KPCC was responding to a tip from riders that passengers were being ticketed for charging their phones using the outlets found on the train platforms. Gonzalez said that while no tickets were actually issued, there were those three arrests.

"The electrical plugs are for maintenance use only, not for the general public. It's not free electricity," he said.

It should be noted that utility theft business was not the only charge for those folks; authorities also found them in possession of drugs and counterfeit money.

Gonzalez also said that with trains running every 6 to 12 minutes, you don't have much time to charge your phone. However, I'm sure many of us could think of multiple scenarios in which we would voluntarily wait for the next train to charge our phones if they were dead or low. Just knowing that you can call 9-1-1 if you have to is reassuring.

Gonzalez said that if riders bring the subject of public charging stations up to Metro, they will consider it. You can let Metro know how you feel about this or any other issue by visiting their comment/complaint page here and tweeting at them using @metrolosangeles.

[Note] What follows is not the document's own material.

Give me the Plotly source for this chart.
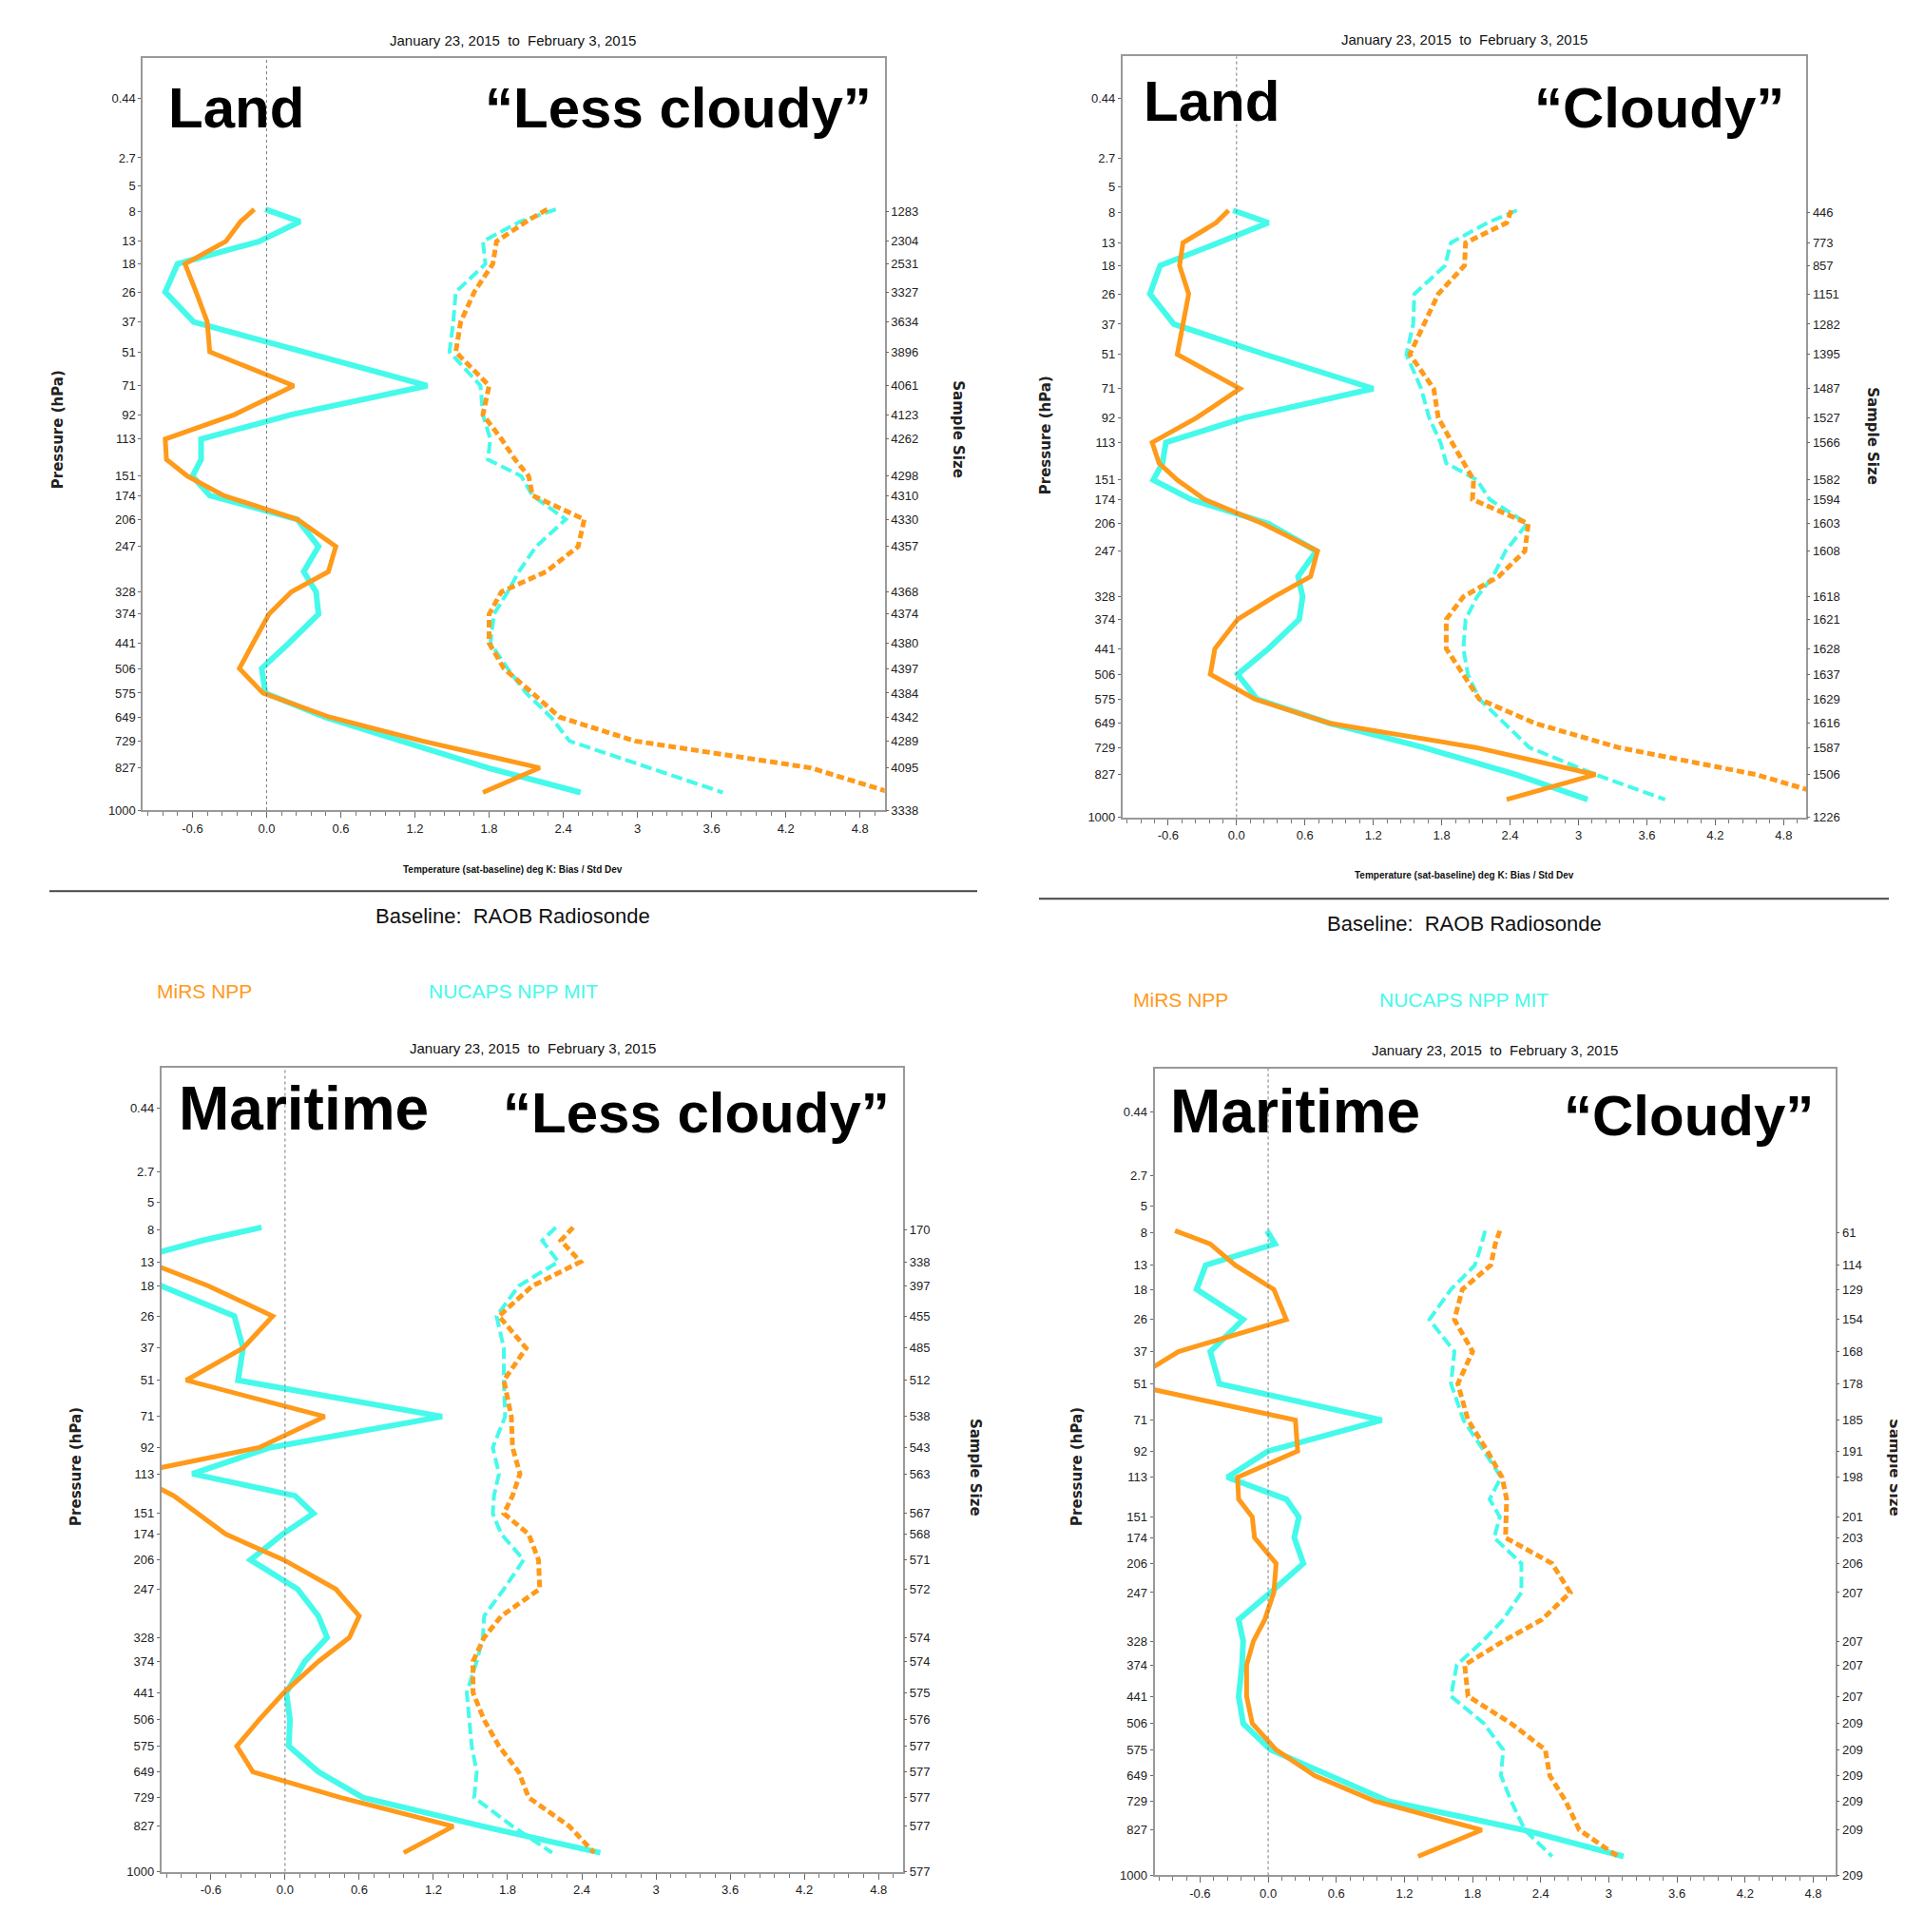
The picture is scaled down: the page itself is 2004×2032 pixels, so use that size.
import numpy as np
import plotly.graph_objects as go

W, H = 2004, 2032
OFF = 8                      # default body margin of the html page
FW, FH = W - OFF, H - OFF    # figure size so that it fills the window exactly
KAPPA = 0.286

# ---------------- data ----------------
levels = [7.7, 9.5, 13, 18, 26, 37, 51, 71, 92, 113, 133, 151, 174, 206, 247,
          290, 328, 374, 441, 506, 575, 649, 729, 827, 925]

left_tick_levels = [0.44, 2.7, 5, 8, 13, 18, 26, 37, 51, 71, 92, 113, 151, 174,
                    206, 247, 328, 374, 441, 506, 575, 649, 729, 827, 1000]
left_tick_text = ["0.44", "2.7", "5", "8", "13", "18", "26", "37", "51", "71", "92",
                  "113", "151", "174", "206", "247", "328", "374", "441", "506",
                  "575", "649", "729", "827", "1000"]
right_tick_levels = [8, 13, 18, 26, 37, 51, 71, 92, 113, 151, 174, 206, 247, 328,
                     374, 441, 506, 575, 649, 729, 827, 1000]

x_tick_vals = [-0.6, 0.0, 0.6, 1.2, 1.8, 2.4, 3.0, 3.6, 4.2, 4.8]
x_tick_text = ["-0.6", "0.0", "0.6", "1.2", "1.8", "2.4", "3", "3.6", "4.2", "4.8"]

# Land, less cloudy
land_clear_samples = [1283, 2304, 2531, 3327, 3634, 3896, 4061, 4123, 4262, 4298, 4310,
                      4330, 4357, 4368, 4374, 4380, 4397, 4384, 4342, 4289, 4095, 3338]
land_clear_mirs_bias = [-0.10, -0.21, -0.33, -0.66, -0.57, -0.48, -0.46, 0.22, -0.26, -0.82,
                        -0.81, -0.64, -0.35, 0.25, 0.56, 0.50, 0.20, 0.02, -0.11, -0.22,
                        -0.03, 0.51, 1.26, 2.21, 1.75]
land_clear_nucaps_bias = [-0.01, 0.27, -0.06, -0.72, -0.82, -0.59, 0.30, 1.30, 0.20, -0.53,
                          -0.53, -0.60, -0.46, 0.25, 0.42, 0.30, 0.40, 0.42, 0.18, -0.04,
                          -0.01, 0.47, 1.09, 1.79, 2.54]
land_clear_mirs_std = [2.27, 2.10, 1.86, 1.83, 1.68, 1.57, 1.53, 1.80, 1.75, 1.90,
                       2.01, 2.12, 2.15, 2.57, 2.52, 2.26, 1.90, 1.80, 1.80, 1.92,
                       2.15, 2.37, 2.98, 4.40, 5.05]
land_clear_nucaps_std = [2.34, 2.05, 1.75, 1.77, 1.53, 1.51, 1.48, 1.73, 1.75, 1.81,
                         1.79, 2.06, 2.15, 2.42, 2.18, 2.04, 1.95, 1.84, 1.81, 1.95,
                         2.10, 2.30, 2.45, 3.10, 3.69]

# Land, cloudy
land_cloudy_samples = [446, 773, 857, 1151, 1282, 1395, 1487, 1527, 1566, 1582, 1594,
                       1603, 1608, 1618, 1621, 1628, 1637, 1629, 1616, 1587, 1506, 1226]
land_cloudy_mirs_bias = [-0.07, -0.18, -0.47, -0.50, -0.42, -0.47, -0.52, 0.03, -0.35, -0.74,
                         -0.68, -0.52, -0.28, 0.23, 0.71, 0.65, 0.33, 0.01, -0.19, -0.23,
                         0.16, 0.82, 2.10, 3.15, 2.37]
land_cloudy_nucaps_bias = [-0.03, 0.28, -0.16, -0.67, -0.76, -0.55, 0.25, 1.20, 0.07, -0.62,
                           -0.65, -0.73, -0.40, 0.28, 0.70, 0.54, 0.58, 0.55, 0.28, 0.01,
                           0.18, 0.82, 1.64, 2.45, 3.08]
land_cloudy_mirs_std = [2.41, 2.37, 2.01, 2.00, 1.77, 1.64, 1.52, 1.73, 1.77, 1.89,
                        1.99, 2.08, 2.07, 2.56, 2.53, 2.30, 1.99, 1.84, 1.84, 1.99,
                        2.13, 2.62, 3.35, 4.56, 5.30]
land_cloudy_nucaps_std = [2.46, 2.20, 1.88, 1.83, 1.56, 1.55, 1.49, 1.62, 1.69, 1.79,
                          1.84, 2.11, 2.22, 2.55, 2.36, 2.25, 2.11, 2.01, 1.99, 2.03,
                          2.13, 2.35, 2.57, 3.15, 3.76]

# Maritime, less cloudy
sea_clear_samples = [170, 338, 397, 455, 485, 512, 538, 543, 563, 567, 568,
                     571, 572, 574, 574, 575, 576, 577, 577, 577, 577, 577]
sea_clear_mirs_bias = [-1.80, -1.50, -1.12, -0.62, -0.10, -0.34, -0.80, 0.32, -0.21, -1.25,
                       -0.90, -0.70, -0.48, -0.01, 0.41, 0.60, 0.52, 0.27, -0.01, -0.21,
                       -0.39, -0.26, 0.45, 1.36, 0.96]
sea_clear_nucaps_bias = [-0.19, -0.67, -1.30, -1.00, -0.41, -0.34, -0.38, 1.27, -0.12, -0.75,
                         0.08, 0.23, -0.02, -0.28, 0.10, 0.27, 0.34, 0.16, 0.01, 0.04,
                         0.03, 0.27, 0.63, 1.60, 2.55]
sea_clear_mirs_std = [2.33, 2.23, 2.39, 2.00, 1.73, 1.95, 1.77, 1.83, 1.84, 1.90,
                      1.84, 1.77, 1.97, 2.05, 2.06, 1.75, 1.61, 1.52, 1.52, 1.61,
                      1.73, 1.89, 1.97, 2.30, 2.50]
sea_clear_nucaps_std = [2.19, 2.08, 2.21, 1.89, 1.71, 1.77, 1.77, 1.78, 1.68, 1.73,
                        1.69, 1.68, 1.75, 1.93, 1.77, 1.61, 1.60, 1.55, 1.47, 1.49,
                        1.51, 1.55, 1.53, 1.84, 2.16]

# Maritime, cloudy
sea_cloudy_samples = [61, 114, 129, 154, 168, 178, 185, 191, 198, 201, 203,
                      206, 207, 207, 207, 207, 209, 209, 209, 209, 209, 209]
sea_cloudy_mirs_bias = [-0.82, -0.51, -0.29, 0.05, 0.16, -0.79, -1.25, 0.24, 0.26, -0.27,
                        -0.26, -0.14, -0.12, 0.07, 0.05, -0.03, -0.13, -0.19, -0.19, -0.14,
                        0.07, 0.41, 0.94, 1.88, 1.32]
sea_cloudy_nucaps_bias = [-0.01, 0.06, -0.55, -0.63, -0.22, -0.51, -0.43, 1.00, 0.00, -0.36,
                          0.16, 0.27, 0.23, 0.31, 0.02, -0.26, -0.22, -0.23, -0.26, -0.22,
                          0.02, 0.55, 1.06, 2.25, 3.13]
sea_cloudy_mirs_std = [2.04, 2.00, 1.96, 1.71, 1.64, 1.80, 1.67, 1.76, 1.93, 2.06,
                       2.10, 2.10, 2.09, 2.50, 2.66, 2.41, 2.07, 1.73, 1.76, 2.14,
                       2.44, 2.48, 2.62, 2.74, 3.08]
sea_cloudy_nucaps_std = [1.91, 1.88, 1.82, 1.61, 1.42, 1.64, 1.61, 1.72, 1.90, 2.05,
                         1.95, 2.04, 1.99, 2.23, 2.23, 2.07, 1.89, 1.66, 1.61, 1.90,
                         2.07, 2.05, 2.14, 2.26, 2.50]

surface_labels = ["Land", "Land", "Maritime", "Maritime"]
sky_labels = ["\u201cLess cloudy\u201d", "\u201cCloudy\u201d", "\u201cLess cloudy\u201d", "\u201cCloudy\u201d"]
date_title = "January 23, 2015  to  February 3, 2015"
x_title = "Temperature (sat-baseline) deg K: Bias / Std Dev"
baseline_text = "Baseline:  RAOB Radiosonde"
legend_names = ["MiRS NPP", "NUCAPS NPP MIT"]

# ---------------- style ----------------
ORANGE = "#FF9A1A"
CYAN = "#45FAEA"
NARROW = "Liberation Sans Narrow, Arial Narrow, Liberation Sans, Arial, sans-serif"
BOLD = "Liberation Sans, Arial, sans-serif"


def tp(p):
    return np.power(np.asarray(p, dtype=float), KAPPA)


def fx(x):
    return (x - OFF) / FW


def fy(y):
    return 1 - (y - OFF) / FH


# panel boxes in window pixels: left, right, top, bottom ; top value of transformed axis
panels = [
    dict(box=(150.4, 930.7, 60.9, 855.4), ttop=0.426, samples=land_clear_samples,
         series=(land_clear_mirs_bias, land_clear_nucaps_bias, land_clear_mirs_std, land_clear_nucaps_std),
         title_xy=(539, 43), surf_xy=(248, 114), sky_xy=(713, 114), surf_size=60,
         press_xy=(61, 454), samp_xy=(1008, 454), xtitle_xy=(539, 918)),
    dict(box=(1180.9, 1900.3, 59.6, 863.0), ttop=0.419, samples=land_cloudy_samples,
         series=(land_cloudy_mirs_bias, land_cloudy_nucaps_bias, land_cloudy_mirs_std, land_cloudy_nucaps_std),
         title_xy=(1540, 42), surf_xy=(1274, 107), sky_xy=(1745, 114), surf_size=60,
         press_xy=(1100, 460), samp_xy=(1970, 460), xtitle_xy=(1540, 924)),
    dict(box=(169.8, 950.2, 1127.5, 1976.3), ttop=0.451, samples=sea_clear_samples,
         series=(sea_clear_mirs_bias, sea_clear_nucaps_bias, sea_clear_mirs_std, sea_clear_nucaps_std),
         title_xy=(560, 1107), surf_xy=(319, 1171), sky_xy=(732, 1175), surf_size=64,
         press_xy=(80, 1549), samp_xy=(1026, 1549), xtitle_xy=None),
    dict(box=(1214.6, 1931.4, 1128.5, 1980.2), ttop=0.431, samples=sea_cloudy_samples,
         series=(sea_cloudy_mirs_bias, sea_cloudy_nucaps_bias, sea_cloudy_mirs_std, sea_cloudy_nucaps_std),
         title_xy=(1572, 1109), surf_xy=(1362, 1174), sky_xy=(1776, 1178), surf_size=64,
         press_xy=(1133, 1549), samp_xy=(1993, 1549), xtitle_xy=None),
]

fig = go.Figure()
layout = dict(width=FW, height=FH, margin=dict(l=0, r=0, t=0, b=0, pad=0),
              paper_bgcolor="white", plot_bgcolor="white", showlegend=False)
annotations = []
shapes = []

ylev = tp(levels)
tbot = float(tp(1000))
TICKFONT = dict(family=NARROW, size=13, color="#222")


def ann(text, x, y, font, **kw):
    d = dict(text=text, x=fx(x), y=fy(y), xref="paper", yref="paper", showarrow=False,
             xanchor="center", yanchor="middle", font=font)
    d.update(kw)
    annotations.append(d)


for i, pn in enumerate(panels, start=1):
    L, R, T, B = pn["box"]
    xa = "x" if i == 1 else f"x{i}"
    ya = "y" if i == 1 else f"y{i}"
    yr = f"y{i + 4}"
    mb, nb, ms, ns = pn["series"]

    style = [
        (nb, CYAN, 6, "solid"),
        (ns, CYAN, 4, "12px,5px"),
        (mb, ORANGE, 5, "solid"),
        (ms, ORANGE, 5, "8px,4px"),
    ]
    for vals, col, wdt, dash in style:
        fig.add_trace(go.Scatter(x=vals, y=ylev, mode="lines", xaxis=xa, yaxis=ya,
                                 line=dict(color=col, width=wdt, dash=dash),
                                 hoverinfo="skip"))
    fig.add_trace(go.Scatter(x=[None], y=[None], xaxis=xa, yaxis=yr, mode="lines",
                             hoverinfo="skip"))

    xkey = "xaxis" if i == 1 else f"xaxis{i}"
    ykey = "yaxis" if i == 1 else f"yaxis{i}"
    yrkey = f"yaxis{i + 4}"

    layout[xkey] = dict(domain=[fx(L), fx(R)], anchor=ya, range=[-1, 5],
                        tickmode="array", tickvals=x_tick_vals, ticktext=x_tick_text,
                        ticks="outside", ticklen=6, tickcolor="#666", tickwidth=1,
                        minor=dict(tickmode="linear", tick0=0, dtick=0.12, ticks="outside",
                                   ticklen=4, tickcolor="#777", showgrid=False),
                        showline=True, linecolor="#999", linewidth=2, mirror=True,
                        showgrid=False, zeroline=False, tickfont=TICKFONT)
    layout[ykey] = dict(domain=[fy(B), fy(T)], anchor=xa, range=[tbot, pn["ttop"]],
                        tickmode="array", tickvals=list(tp(left_tick_levels)),
                        ticktext=left_tick_text, ticks="outside", ticklen=3,
                        tickcolor="#666", showline=True, linecolor="#999", linewidth=2,
                        mirror=True, showgrid=False, zeroline=False, tickfont=TICKFONT)
    layout[yrkey] = dict(overlaying=ya, anchor=xa, side="right", range=[tbot, pn["ttop"]],
                         tickmode="array", tickvals=list(tp(right_tick_levels)),
                         ticktext=[str(s) for s in pn["samples"]], ticks="outside",
                         ticklen=3, tickcolor="#666", showline=False, showgrid=False,
                         zeroline=False, tickfont=TICKFONT)

    # zero reference line
    shapes.append(dict(type="line", xref=xa, yref=f"{ya} domain", x0=0, x1=0, y0=0, y1=1,
                       line=dict(color="#777", width=1, dash="dot")))

    ann(date_title, *pn["title_xy"], font=dict(family=NARROW, size=15, color="#111"))
    ann(f"<b>{surface_labels[i - 1]}</b>", *pn["surf_xy"],
        font=dict(family=BOLD, size=pn["surf_size"], color="black"))
    ann(f"<b>{sky_labels[i - 1]}</b>", *pn["sky_xy"],
        font=dict(family=BOLD, size=60, color="black"))
    ann("<b>Pressure (hPa)</b>", *pn["press_xy"], textangle=-90,
        font=dict(family="DejaVu Sans", size=15, color="#222"))
    ann("<b>Sample Size</b>", *pn["samp_xy"], textangle=90,
        font=dict(family="DejaVu Sans", size=15, color="#222"))
    if pn["xtitle_xy"] is not None:
        ann(f"<b>{x_title}</b>", *pn["xtitle_xy"],
            font=dict(family=NARROW, size=10, color="#111"))

# separators, baseline text, legend text (top row only)
for (x0, x1, yl, cx, yb, mx, nx, ylg) in [(52, 1028, 941, 539, 967, 215, 540, 1047),
                                          (1093, 1987, 949, 1540, 975, 1242, 1540, 1056)]:
    shapes.append(dict(type="line", xref="paper", yref="paper", x0=fx(x0), x1=fx(x1),
                       y0=fy(yl), y1=fy(yl), line=dict(color="#444", width=2)))
    ann(baseline_text, cx, yb, font=dict(family=NARROW, size=22, color="#111"))
    ann(legend_names[0], mx, ylg, font=dict(family=NARROW, size=21, color=ORANGE))
    ann(legend_names[1], nx, ylg, font=dict(family=NARROW, size=21, color=CYAN))

layout["annotations"] = annotations
layout["shapes"] = shapes
fig.update_layout(**layout)
fig.write_html("out.html")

Update, 1:45 p.m.: Mayor Eric Garcetti, who is also Metro Board Chair, has told Metro to stop arresting people for charging their phones, KPCC reports. As long as it's not interfering with any Metro operations, riders can feel free to use the outlets for a quick charge.

"This is simply common sense," the mayor said in a statement. "I want our law enforcement resources directed toward serious crime, not cell phone charging."